Les illusions du marché structuré
Ce qui est intéressant avec toutes ces informations, c’est de comprendre que le marché n’est jamais celui qu’il paraît, comme le démontre très bien Joe Wikert d’O’Reilly Media. Joe Wikert explique dans un récent billet que le magasin de vente directe d’O’Reilly (spécialisé dans les ventes de livres informatiques, qui est un secteur particulier) est une source d’information précieuse sur les comportements des acheteurs – et que tout éditeur devrait disposer de son propre magasin pour avoir accès à ces données.
Quand un client achète un livre électronique sur le magasin d’O’Reilly, il dispose du livre dans tous les formats et peu revenir le charger autant de fois qu’il le souhaite (ce qui n’est pas le cas chez Amazon ou Apple notamment).
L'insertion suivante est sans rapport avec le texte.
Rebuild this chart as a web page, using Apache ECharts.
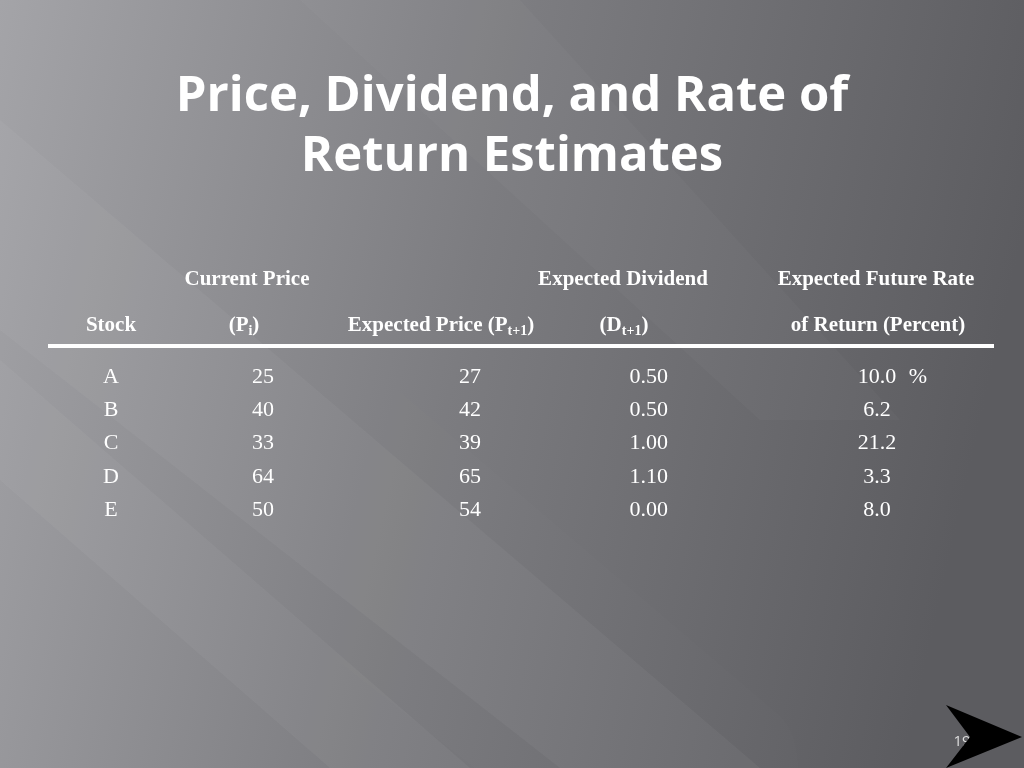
<!DOCTYPE html>
<html>
<head>
<meta charset="utf-8">
<script src="https://cdn.jsdelivr.net/npm/echarts@6/dist/echarts.min.js"></script>
<style>html,body{margin:0;padding:0;}#main{width:1024px;height:768px;}</style>
</head>
<body>
<div id="main"></div>
<script>
var chart = echarts.init(document.getElementById('main'));

var titleLines = ['Price, Dividend, and Rate of', 'Return Estimates'];
var stocks = ['A', 'B', 'C', 'D', 'E'];
var currentPrice = ['25', '40', '33', '64', '50'];
var expectedPrice = ['27', '42', '39', '65', '54'];
var expectedDividend = ['0.50', '0.50', '1.00', '1.10', '0.00'];
var rateOfReturn = ['10.0', '6.2', '21.2', '3.3', '8.0'];
var pageNumber = '19';

var serif = '"Liberation Serif", serif';
var rowY = [377, 410, 443, 477, 510];

var sub = {
    n: { fontFamily: serif, fontSize: 21, fontWeight: 'bold', fill: '#fff' },
    s: { fontFamily: serif, fontSize: 14, fontWeight: 'bold', fill: '#fff', padding: [10, 0, 0, 0] }
};

function txt(x, y, t, align, opts) {
    var st = Object.assign({
        text: t, x: x, y: y, textAlign: align || 'center', textVerticalAlign: 'middle',
        fill: '#fff', fontFamily: serif, fontSize: 22
    }, opts || {});
    return { type: 'text', style: st, z: 10 };
}
function head(x, y, t, align) {
    return txt(x, y, t, align, { fontSize: 21, fontWeight: 'bold', rich: sub });
}

var g = [];
// background
g.push({ type: 'rect', shape: { x: 0, y: 0, width: 1024, height: 768 },
    style: { fill: new echarts.graphic.LinearGradient(0, 0, 1, 0.3, [
        { offset: 0, color: '#a4a4a8' }, { offset: 0.5, color: '#7c7c80' }, { offset: 1, color: '#5c5c60' }]) } });
// soft diagonal light streaks
g.push({ type: 'polygon', shape: { points: [[0, 120], [0, 330], [560, 768], [760, 768]] },
    style: { fill: 'rgba(255,255,255,0.04)', shadowBlur: 40, shadowColor: 'rgba(255,255,255,0.1)' } });
g.push({ type: 'polygon', shape: { points: [[0, 360], [0, 480], [330, 768], [470, 768]] },
    style: { fill: 'rgba(255,255,255,0.04)' } });
g.push({ type: 'polygon', shape: { points: [[300, 0], [520, 0], [900, 420], [760, 420]] },
    style: { fill: 'rgba(255,255,255,0.025)' } });

// title
titleLines.forEach(function (t, i) {
    g.push(txt(512, 97 + i * 60, t, 'center',
        { fontFamily: '"Open Sans", sans-serif', fontSize: 49, fontWeight: 'bold' }));
});

// headers
g.push(head(247, 280, 'Current Price'));
g.push(head(623, 280, 'Expected Dividend'));
g.push(head(876, 280, 'Expected Future Rate'));
g.push(head(111, 326, 'Stock'));
g.push(head(244, 326, '{n|(P}{s|i}{n|)}'));
g.push(head(441, 326, '{n|Expected Price (P}{s|t+1}{n|)}'));
g.push(head(624, 326, '{n|(D}{s|t+1}{n|)}'));
g.push(head(878, 326, 'of Return (Percent)'));

g.push({ type: 'rect', shape: { x: 48, y: 344, width: 946, height: 4 }, style: { fill: '#fff' }, z: 10 });

stocks.forEach(function (s, i) {
    var y = rowY[i];
    g.push(txt(111, y, s));
    g.push(txt(274, y, currentPrice[i], 'right'));
    g.push(txt(481, y, expectedPrice[i], 'right'));
    g.push(txt(668, y, expectedDividend[i], 'right'));
    g.push(txt(877, y, rateOfReturn[i], 'center'));
});
g.push(txt(918, rowY[0], '%', 'center'));

// page number and arrow
g.push(txt(962, 742, pageNumber, 'center', { fontFamily: '"Open Sans", sans-serif', fontSize: 15, fill: '#ddd' }));
g.push({ type: 'polygon', shape: { points: [[946, 705], [1022, 737], [946, 768], [970, 737]] },
    style: { fill: '#000' }, z: 11 });

chart.setOption({ animation: false, graphic: g });
window.onresize = chart.resize;
</script>
</body>
</html>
Si les formats epub et mobi gagnent du terrain, la boutique en ligne d’O’Reilly continue à vendre principalement du PDF qui constitue 50 % des ventes !
Lors d’une récente enquête, ils ont constaté que les acheteurs qui passent par cette boutique déclarent que leur ordinateur portable ou de bureau était leur support principal de lecture (46 %, contre 25 % pour l’iPad). Bien sûr, cela s’explique principalement du fait que les livres d’O’Reilly sont pour l’essentiel des manuels d’informatiques et que les informaticiens en ont besoin sur leurs écrans de travail. Pour autant, rappelle Wickert : « La plupart des éditeurs comptent presque exclusivement sur les données et tendances recueillies par Amazon pour comprendre ce que leurs clients veulent. C’est une énorme erreur. Même si votre public peut-être considérablement différent de celui d’O’Reilly, comment voulez-vous savoir ce qu’ils veulent et ce dont ils ont besoin si vous ne vous appuyez que sur un intermédiaire pour le savoir ? Verriez-vous toutes les tendances cachées derrière un lecteur ou une application particulière ? Si vous ne prenez pas le temps de construire un canal de vente directe, vous pourrez ne jamais connaître les réponses. Car sans un canal direct, vous ne pourriez même pas connaître les questions qui doivent être posées. »
Effectivement, le marché n’est jamais aussi simple qu’on l’imagine.